--- BEGIN GIVEN DATA ---

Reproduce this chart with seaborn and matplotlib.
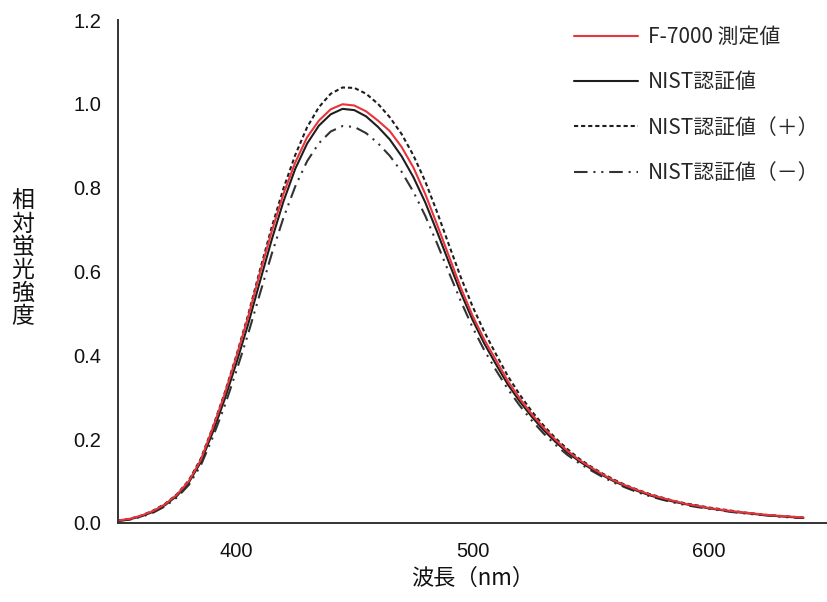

--- END GIVEN DATA ---
--- BEGIN GIVEN DATA ---

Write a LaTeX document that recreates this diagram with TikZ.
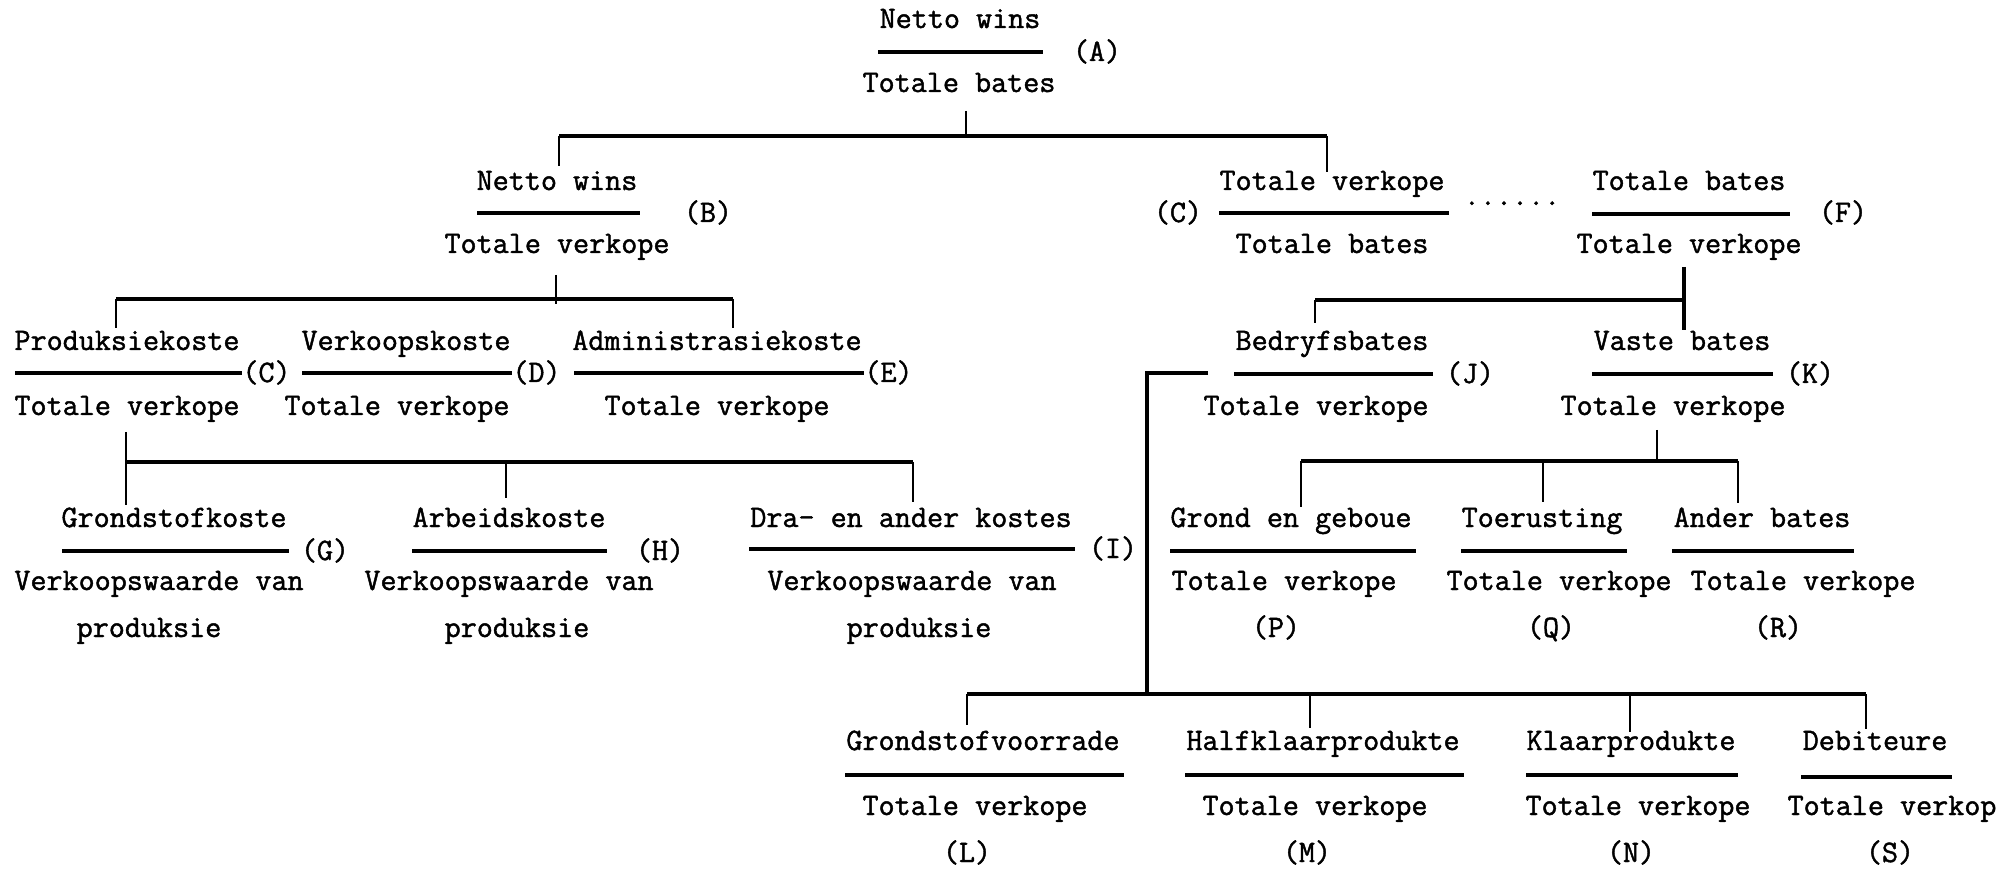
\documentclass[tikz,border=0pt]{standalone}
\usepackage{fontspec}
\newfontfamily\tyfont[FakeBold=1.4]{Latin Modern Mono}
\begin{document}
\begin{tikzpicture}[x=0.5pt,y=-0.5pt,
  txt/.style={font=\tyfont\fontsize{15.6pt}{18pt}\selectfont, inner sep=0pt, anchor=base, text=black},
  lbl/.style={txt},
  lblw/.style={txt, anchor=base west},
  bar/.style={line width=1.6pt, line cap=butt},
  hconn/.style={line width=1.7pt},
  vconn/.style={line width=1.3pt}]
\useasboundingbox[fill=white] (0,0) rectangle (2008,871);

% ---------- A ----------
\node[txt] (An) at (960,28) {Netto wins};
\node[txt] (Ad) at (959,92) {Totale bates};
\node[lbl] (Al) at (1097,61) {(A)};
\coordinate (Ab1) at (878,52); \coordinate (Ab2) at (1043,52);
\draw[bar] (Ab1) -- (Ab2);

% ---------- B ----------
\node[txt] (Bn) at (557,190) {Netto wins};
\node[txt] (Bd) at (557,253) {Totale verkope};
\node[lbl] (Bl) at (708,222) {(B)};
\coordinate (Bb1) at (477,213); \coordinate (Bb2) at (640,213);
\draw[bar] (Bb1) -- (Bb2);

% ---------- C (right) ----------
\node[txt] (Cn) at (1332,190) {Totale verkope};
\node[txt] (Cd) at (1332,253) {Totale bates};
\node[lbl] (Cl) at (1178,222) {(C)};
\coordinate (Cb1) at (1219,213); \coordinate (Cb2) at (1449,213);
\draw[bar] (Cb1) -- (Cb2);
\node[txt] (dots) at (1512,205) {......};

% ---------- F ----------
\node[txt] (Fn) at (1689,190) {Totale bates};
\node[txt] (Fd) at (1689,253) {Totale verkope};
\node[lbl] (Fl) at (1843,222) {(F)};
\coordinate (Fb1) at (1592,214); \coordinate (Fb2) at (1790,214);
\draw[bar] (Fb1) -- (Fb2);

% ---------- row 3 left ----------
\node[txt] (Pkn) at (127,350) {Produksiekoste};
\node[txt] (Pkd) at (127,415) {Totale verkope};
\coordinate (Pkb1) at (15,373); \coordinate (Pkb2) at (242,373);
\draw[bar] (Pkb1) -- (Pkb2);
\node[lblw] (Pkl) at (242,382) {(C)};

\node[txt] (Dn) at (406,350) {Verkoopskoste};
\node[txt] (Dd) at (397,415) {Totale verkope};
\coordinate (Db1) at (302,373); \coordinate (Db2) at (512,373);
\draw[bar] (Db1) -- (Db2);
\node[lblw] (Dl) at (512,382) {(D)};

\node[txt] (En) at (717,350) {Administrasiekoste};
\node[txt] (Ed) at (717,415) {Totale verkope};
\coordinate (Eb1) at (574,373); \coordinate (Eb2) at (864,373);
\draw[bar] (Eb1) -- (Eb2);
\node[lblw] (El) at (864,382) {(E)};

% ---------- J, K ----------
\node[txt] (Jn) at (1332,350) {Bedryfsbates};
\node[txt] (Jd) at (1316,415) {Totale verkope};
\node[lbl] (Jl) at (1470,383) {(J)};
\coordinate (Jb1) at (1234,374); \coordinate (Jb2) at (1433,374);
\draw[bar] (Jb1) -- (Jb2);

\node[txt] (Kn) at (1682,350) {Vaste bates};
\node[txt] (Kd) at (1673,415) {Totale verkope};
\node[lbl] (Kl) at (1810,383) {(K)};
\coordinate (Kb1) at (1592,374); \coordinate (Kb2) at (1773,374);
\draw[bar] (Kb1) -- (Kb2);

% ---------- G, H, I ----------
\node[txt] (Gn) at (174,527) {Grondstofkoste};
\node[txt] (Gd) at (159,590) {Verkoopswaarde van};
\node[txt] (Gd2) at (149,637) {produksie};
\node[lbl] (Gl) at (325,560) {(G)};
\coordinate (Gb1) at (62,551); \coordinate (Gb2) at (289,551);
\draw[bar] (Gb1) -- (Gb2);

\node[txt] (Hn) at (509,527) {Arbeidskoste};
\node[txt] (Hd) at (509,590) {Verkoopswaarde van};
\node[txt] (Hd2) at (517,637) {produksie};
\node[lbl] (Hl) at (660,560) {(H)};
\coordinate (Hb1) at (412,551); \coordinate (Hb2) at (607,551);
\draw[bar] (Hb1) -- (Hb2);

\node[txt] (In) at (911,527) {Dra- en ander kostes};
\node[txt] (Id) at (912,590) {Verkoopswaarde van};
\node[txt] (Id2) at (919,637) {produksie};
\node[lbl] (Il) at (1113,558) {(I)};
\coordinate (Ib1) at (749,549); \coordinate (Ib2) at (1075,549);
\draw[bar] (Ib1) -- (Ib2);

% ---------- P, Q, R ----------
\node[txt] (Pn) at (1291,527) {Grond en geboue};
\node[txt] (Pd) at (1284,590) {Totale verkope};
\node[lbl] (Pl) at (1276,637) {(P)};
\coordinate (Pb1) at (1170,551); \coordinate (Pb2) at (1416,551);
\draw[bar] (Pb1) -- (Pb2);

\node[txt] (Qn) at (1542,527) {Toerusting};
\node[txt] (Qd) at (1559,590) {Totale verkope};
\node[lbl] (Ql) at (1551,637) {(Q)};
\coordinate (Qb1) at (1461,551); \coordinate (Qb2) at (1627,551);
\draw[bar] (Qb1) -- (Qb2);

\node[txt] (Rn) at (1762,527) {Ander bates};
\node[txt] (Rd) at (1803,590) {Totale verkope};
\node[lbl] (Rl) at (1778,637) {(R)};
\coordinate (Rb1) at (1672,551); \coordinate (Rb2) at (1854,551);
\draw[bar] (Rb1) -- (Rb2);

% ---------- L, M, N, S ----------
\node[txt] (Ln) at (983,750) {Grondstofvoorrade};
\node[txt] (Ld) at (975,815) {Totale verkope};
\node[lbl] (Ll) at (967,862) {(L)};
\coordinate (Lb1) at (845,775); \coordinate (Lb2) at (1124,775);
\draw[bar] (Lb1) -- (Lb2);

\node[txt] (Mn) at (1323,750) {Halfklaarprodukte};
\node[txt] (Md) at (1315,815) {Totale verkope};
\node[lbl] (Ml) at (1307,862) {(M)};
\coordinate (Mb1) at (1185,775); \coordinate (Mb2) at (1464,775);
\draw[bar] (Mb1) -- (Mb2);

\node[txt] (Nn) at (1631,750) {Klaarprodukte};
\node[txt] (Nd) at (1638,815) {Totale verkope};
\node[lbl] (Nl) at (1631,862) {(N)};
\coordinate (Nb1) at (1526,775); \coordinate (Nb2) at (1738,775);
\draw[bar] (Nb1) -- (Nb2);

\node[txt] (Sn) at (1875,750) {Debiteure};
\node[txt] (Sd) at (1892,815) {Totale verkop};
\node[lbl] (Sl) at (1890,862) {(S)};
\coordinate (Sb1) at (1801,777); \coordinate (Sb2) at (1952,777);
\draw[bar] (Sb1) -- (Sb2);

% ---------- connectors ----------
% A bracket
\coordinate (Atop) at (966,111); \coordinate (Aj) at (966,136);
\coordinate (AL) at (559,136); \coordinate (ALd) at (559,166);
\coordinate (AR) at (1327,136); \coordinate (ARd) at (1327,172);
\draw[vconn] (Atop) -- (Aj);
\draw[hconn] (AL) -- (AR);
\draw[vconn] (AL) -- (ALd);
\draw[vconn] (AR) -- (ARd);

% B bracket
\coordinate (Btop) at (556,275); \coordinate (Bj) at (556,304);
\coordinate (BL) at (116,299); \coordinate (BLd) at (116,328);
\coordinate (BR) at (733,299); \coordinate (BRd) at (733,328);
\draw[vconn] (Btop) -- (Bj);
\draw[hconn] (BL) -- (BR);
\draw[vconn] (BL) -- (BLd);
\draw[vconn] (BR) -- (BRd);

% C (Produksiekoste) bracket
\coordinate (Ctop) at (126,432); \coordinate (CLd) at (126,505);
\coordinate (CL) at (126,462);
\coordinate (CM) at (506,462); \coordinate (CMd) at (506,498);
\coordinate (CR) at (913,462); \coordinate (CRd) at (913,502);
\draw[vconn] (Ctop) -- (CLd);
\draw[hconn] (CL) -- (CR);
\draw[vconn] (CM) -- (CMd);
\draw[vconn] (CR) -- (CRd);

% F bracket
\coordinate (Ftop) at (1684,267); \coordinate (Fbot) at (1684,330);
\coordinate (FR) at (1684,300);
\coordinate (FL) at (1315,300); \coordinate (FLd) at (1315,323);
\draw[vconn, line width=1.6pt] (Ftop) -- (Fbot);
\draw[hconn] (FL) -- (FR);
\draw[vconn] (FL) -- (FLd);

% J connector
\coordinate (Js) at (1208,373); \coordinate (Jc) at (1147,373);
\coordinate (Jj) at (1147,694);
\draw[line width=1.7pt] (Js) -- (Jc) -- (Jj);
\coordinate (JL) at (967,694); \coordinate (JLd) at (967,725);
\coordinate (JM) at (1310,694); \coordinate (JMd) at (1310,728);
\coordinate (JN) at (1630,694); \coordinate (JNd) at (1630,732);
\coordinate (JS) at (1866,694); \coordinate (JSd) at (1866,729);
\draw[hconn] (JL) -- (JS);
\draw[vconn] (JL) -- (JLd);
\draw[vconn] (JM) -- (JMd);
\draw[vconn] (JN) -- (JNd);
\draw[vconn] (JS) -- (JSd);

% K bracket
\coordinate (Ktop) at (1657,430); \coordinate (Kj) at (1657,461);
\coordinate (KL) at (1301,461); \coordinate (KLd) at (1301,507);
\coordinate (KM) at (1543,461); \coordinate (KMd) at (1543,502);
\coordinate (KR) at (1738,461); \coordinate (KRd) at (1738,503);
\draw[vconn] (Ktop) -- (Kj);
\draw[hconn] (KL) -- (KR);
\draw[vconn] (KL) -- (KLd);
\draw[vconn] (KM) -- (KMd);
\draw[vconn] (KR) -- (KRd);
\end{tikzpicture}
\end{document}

--- END GIVEN DATA ---

> [PROBLEM TO SOLVE]: Give back exactly the lines from the one that holds "Write a LaTeX" to the one that holds "(El) at (864,382)", with both ends and without the images.

> [EXERCISE OUTPUT]:
Write a LaTeX document that recreates this diagram with TikZ.
\documentclass[tikz,border=0pt]{standalone}
\usepackage{fontspec}
\newfontfamily\tyfont[FakeBold=1.4]{Latin Modern Mono}
\begin{document}
\begin{tikzpicture}[x=0.5pt,y=-0.5pt,
  txt/.style={font=\tyfont\fontsize{15.6pt}{18pt}\selectfont, inner sep=0pt, anchor=base, text=black},
  lbl/.style={txt},
  lblw/.style={txt, anchor=base west},
  bar/.style={line width=1.6pt, line cap=butt},
  hconn/.style={line width=1.7pt},
  vconn/.style={line width=1.3pt}]
\useasboundingbox[fill=white] (0,0) rectangle (2008,871);

% ---------- A ----------
\node[txt] (An) at (960,28) {Netto wins};
\node[txt] (Ad) at (959,92) {Totale bates};
\node[lbl] (Al) at (1097,61) {(A)};
\coordinate (Ab1) at (878,52); \coordinate (Ab2) at (1043,52);
\draw[bar] (Ab1) -- (Ab2);

% ---------- B ----------
\node[txt] (Bn) at (557,190) {Netto wins};
\node[txt] (Bd) at (557,253) {Totale verkope};
\node[lbl] (Bl) at (708,222) {(B)};
\coordinate (Bb1) at (477,213); \coordinate (Bb2) at (640,213);
\draw[bar] (Bb1) -- (Bb2);

% ---------- C (right) ----------
\node[txt] (Cn) at (1332,190) {Totale verkope};
\node[txt] (Cd) at (1332,253) {Totale bates};
\node[lbl] (Cl) at (1178,222) {(C)};
\coordinate (Cb1) at (1219,213); \coordinate (Cb2) at (1449,213);
\draw[bar] (Cb1) -- (Cb2);
\node[txt] (dots) at (1512,205) {......};

% ---------- F ----------
\node[txt] (Fn) at (1689,190) {Totale bates};
\node[txt] (Fd) at (1689,253) {Totale verkope};
\node[lbl] (Fl) at (1843,222) {(F)};
\coordinate (Fb1) at (1592,214); \coordinate (Fb2) at (1790,214);
\draw[bar] (Fb1) -- (Fb2);

% ---------- row 3 left ----------
\node[txt] (Pkn) at (127,350) {Produksiekoste};
\node[txt] (Pkd) at (127,415) {Totale verkope};
\coordinate (Pkb1) at (15,373); \coordinate (Pkb2) at (242,373);
\draw[bar] (Pkb1) -- (Pkb2);
\node[lblw] (Pkl) at (242,382) {(C)};

\node[txt] (Dn) at (406,350) {Verkoopskoste};
\node[txt] (Dd) at (397,415) {Totale verkope};
\coordinate (Db1) at (302,373); \coordinate (Db2) at (512,373);
\draw[bar] (Db1) -- (Db2);
\node[lblw] (Dl) at (512,382) {(D)};

\node[txt] (En) at (717,350) {Administrasiekoste};
\node[txt] (Ed) at (717,415) {Totale verkope};
\coordinate (Eb1) at (574,373); \coordinate (Eb2) at (864,373);
\draw[bar] (Eb1) -- (Eb2);
\node[lblw] (El) at (864,382) {(E)};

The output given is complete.